Listing:
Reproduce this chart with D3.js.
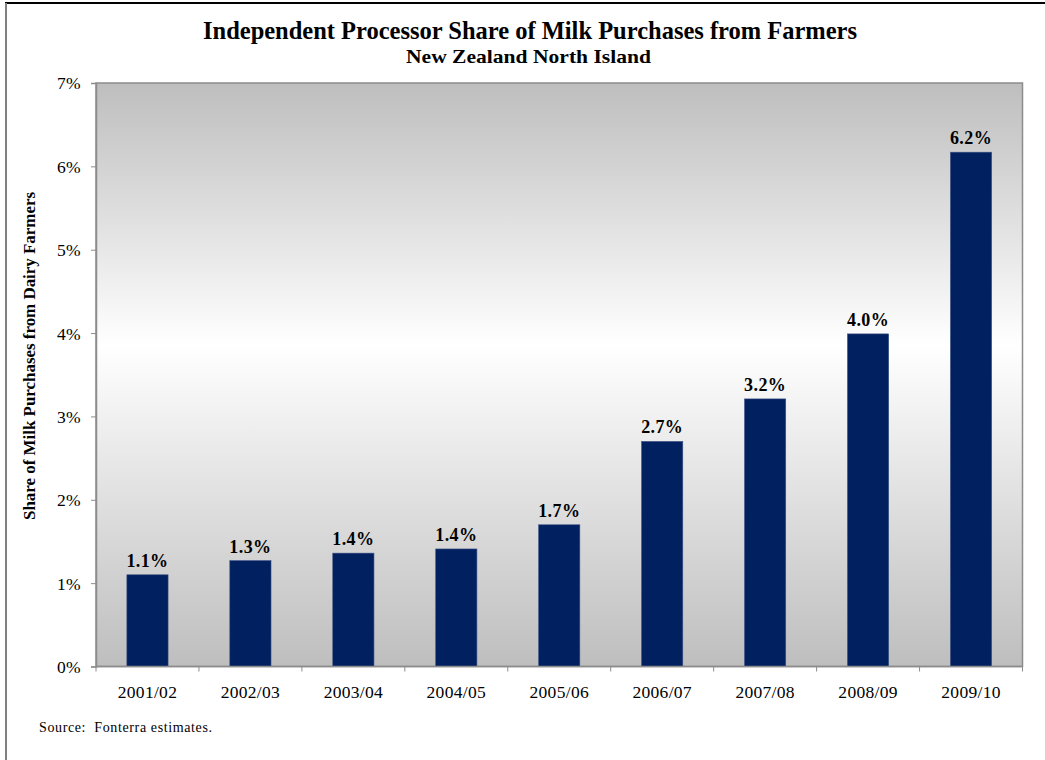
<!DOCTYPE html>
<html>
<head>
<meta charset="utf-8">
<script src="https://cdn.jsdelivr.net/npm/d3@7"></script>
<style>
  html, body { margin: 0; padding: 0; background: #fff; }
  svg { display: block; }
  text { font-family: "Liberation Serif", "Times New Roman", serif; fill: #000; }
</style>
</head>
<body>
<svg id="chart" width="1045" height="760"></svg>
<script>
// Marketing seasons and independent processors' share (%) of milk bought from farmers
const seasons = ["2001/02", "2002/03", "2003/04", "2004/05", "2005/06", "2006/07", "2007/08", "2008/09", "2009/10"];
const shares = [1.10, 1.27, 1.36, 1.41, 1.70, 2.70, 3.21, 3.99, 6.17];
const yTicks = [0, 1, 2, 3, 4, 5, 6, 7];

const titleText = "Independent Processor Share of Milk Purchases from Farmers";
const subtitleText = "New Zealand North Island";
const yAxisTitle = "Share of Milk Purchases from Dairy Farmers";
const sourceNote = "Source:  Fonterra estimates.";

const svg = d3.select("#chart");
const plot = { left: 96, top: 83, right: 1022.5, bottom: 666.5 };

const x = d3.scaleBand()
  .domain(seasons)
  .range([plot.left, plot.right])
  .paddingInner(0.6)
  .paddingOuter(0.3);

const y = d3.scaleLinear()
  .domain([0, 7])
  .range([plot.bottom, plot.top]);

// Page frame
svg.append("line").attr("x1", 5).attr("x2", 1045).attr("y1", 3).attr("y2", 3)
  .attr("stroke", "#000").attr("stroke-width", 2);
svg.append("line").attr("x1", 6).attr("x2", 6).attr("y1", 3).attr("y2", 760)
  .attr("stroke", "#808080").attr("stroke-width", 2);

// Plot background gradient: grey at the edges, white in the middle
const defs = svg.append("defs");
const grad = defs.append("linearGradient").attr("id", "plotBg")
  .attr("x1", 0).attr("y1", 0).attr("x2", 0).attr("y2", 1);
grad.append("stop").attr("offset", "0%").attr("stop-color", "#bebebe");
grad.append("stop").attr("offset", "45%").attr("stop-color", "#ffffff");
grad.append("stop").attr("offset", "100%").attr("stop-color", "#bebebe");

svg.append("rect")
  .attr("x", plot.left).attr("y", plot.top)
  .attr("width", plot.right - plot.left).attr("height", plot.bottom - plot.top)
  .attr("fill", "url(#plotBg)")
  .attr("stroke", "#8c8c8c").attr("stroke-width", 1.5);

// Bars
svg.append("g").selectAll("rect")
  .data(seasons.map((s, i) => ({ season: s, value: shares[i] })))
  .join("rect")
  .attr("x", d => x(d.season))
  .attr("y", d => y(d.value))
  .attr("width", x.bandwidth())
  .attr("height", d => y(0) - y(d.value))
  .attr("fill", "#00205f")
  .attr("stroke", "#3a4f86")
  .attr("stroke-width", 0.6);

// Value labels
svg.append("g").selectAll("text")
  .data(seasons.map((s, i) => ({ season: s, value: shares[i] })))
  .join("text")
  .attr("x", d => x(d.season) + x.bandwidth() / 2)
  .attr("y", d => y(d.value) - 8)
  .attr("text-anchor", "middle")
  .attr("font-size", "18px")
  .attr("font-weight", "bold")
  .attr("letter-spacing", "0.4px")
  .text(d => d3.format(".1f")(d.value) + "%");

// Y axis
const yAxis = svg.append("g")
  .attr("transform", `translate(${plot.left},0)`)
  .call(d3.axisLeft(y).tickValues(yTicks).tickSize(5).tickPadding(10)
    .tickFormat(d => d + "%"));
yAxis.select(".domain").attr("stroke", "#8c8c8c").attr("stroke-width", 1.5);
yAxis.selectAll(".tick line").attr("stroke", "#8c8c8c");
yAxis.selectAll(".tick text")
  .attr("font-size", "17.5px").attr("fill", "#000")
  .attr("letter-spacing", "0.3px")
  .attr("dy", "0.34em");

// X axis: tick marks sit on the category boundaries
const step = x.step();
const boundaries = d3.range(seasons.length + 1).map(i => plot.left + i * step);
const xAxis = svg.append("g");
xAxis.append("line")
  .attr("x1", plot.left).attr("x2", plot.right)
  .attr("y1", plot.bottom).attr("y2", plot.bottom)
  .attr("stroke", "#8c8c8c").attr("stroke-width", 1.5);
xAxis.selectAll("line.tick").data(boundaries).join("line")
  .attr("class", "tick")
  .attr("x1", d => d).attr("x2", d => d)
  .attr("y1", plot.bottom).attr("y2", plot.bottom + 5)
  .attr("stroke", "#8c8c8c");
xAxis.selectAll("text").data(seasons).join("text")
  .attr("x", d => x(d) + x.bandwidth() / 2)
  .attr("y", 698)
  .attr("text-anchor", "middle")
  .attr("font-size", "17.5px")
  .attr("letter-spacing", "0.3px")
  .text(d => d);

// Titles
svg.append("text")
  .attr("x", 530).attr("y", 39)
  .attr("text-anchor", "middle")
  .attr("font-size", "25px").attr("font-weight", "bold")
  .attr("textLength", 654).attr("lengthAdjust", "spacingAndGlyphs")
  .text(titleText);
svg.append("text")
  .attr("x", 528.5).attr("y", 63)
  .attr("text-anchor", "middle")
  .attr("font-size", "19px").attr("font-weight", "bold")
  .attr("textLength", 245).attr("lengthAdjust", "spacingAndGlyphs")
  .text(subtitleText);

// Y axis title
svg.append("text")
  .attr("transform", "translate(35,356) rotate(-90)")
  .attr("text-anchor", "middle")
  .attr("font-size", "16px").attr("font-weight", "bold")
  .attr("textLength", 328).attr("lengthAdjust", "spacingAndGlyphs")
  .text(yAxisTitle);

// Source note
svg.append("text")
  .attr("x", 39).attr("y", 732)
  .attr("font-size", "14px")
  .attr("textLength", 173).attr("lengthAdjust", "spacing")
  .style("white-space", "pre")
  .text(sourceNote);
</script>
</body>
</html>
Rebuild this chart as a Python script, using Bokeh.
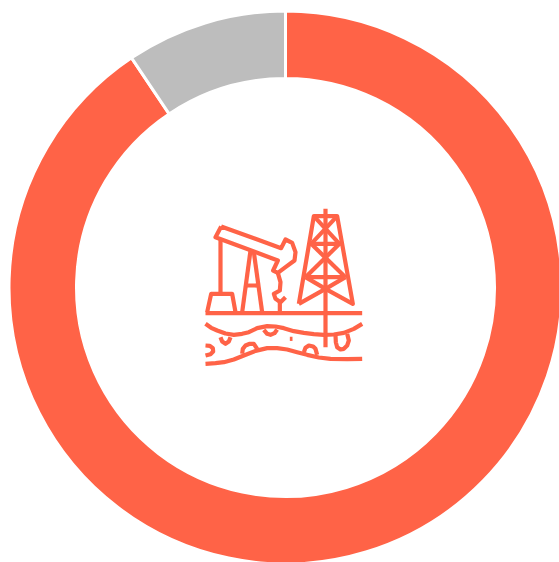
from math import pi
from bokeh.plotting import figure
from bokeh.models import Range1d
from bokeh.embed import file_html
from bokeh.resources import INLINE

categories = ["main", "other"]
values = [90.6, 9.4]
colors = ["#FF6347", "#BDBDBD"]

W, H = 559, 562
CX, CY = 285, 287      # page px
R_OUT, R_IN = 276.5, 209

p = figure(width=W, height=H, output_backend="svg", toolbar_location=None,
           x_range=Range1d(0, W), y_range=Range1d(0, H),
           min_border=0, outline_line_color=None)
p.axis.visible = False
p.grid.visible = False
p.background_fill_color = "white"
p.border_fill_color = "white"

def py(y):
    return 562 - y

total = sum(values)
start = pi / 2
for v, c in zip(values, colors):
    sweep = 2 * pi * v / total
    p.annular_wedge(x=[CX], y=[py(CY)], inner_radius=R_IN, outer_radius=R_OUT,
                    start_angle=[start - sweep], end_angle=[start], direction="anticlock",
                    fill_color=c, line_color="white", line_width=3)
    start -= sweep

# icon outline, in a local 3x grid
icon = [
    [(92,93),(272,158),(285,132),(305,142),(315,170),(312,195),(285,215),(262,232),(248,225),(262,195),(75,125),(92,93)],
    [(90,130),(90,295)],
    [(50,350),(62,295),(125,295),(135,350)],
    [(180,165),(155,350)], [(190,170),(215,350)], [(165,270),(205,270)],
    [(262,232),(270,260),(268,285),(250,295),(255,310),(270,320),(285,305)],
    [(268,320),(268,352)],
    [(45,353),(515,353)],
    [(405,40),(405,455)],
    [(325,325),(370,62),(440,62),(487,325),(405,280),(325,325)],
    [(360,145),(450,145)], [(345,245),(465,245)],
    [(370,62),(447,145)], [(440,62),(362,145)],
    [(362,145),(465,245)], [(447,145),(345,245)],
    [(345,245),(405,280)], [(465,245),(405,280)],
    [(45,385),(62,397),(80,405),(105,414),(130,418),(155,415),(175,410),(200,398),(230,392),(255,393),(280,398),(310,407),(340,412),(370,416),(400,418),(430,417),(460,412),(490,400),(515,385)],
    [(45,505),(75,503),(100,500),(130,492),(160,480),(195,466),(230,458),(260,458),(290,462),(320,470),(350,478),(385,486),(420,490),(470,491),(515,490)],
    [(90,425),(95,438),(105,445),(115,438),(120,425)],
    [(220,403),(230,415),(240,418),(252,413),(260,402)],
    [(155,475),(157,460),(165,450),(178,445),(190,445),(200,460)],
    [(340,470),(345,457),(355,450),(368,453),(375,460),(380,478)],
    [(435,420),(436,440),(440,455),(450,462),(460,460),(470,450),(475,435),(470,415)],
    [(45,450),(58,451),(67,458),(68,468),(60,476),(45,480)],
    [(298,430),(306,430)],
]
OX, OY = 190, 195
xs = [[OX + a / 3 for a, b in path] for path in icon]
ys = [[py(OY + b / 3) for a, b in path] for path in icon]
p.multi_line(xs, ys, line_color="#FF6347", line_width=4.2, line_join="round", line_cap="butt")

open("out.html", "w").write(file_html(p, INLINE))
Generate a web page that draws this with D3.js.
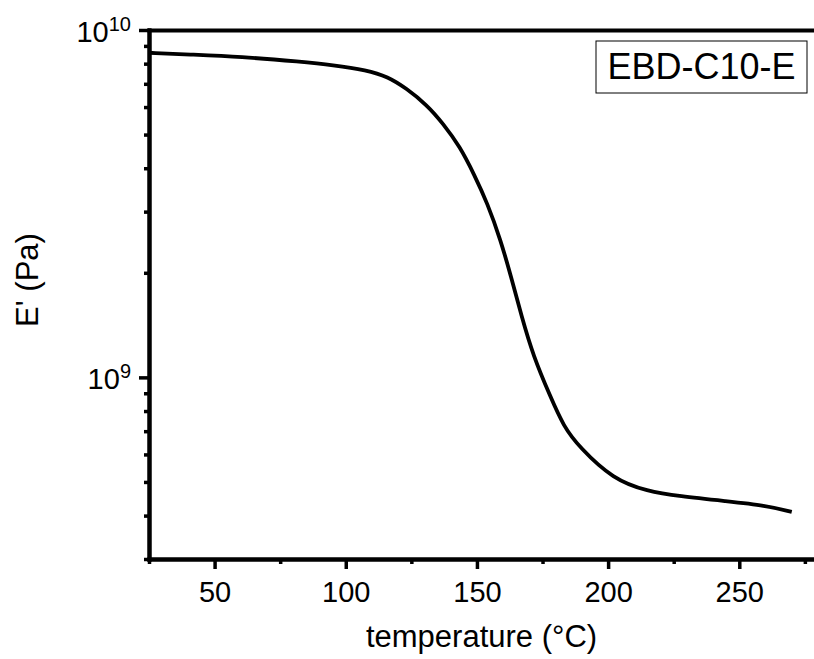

Work instructions: Using the data above, print only the lines starting at the one with "Rebuild this chart" and ending at the one with "return 562 - y", exactly as they stand, minus the pictures.

Correct answer:
Rebuild this chart as a Python script, using Bokeh.
from math import pi
from bokeh.plotting import figure
from bokeh.models import Range1d
from bokeh.embed import file_html
from bokeh.resources import INLINE

categories = ["main", "other"]
values = [90.6, 9.4]
colors = ["#FF6347", "#BDBDBD"]

W, H = 559, 562
CX, CY = 285, 287      # page px
R_OUT, R_IN = 276.5, 209

p = figure(width=W, height=H, output_backend="svg", toolbar_location=None,
           x_range=Range1d(0, W), y_range=Range1d(0, H),
           min_border=0, outline_line_color=None)
p.axis.visible = False
p.grid.visible = False
p.background_fill_color = "white"
p.border_fill_color = "white"

def py(y):
    return 562 - y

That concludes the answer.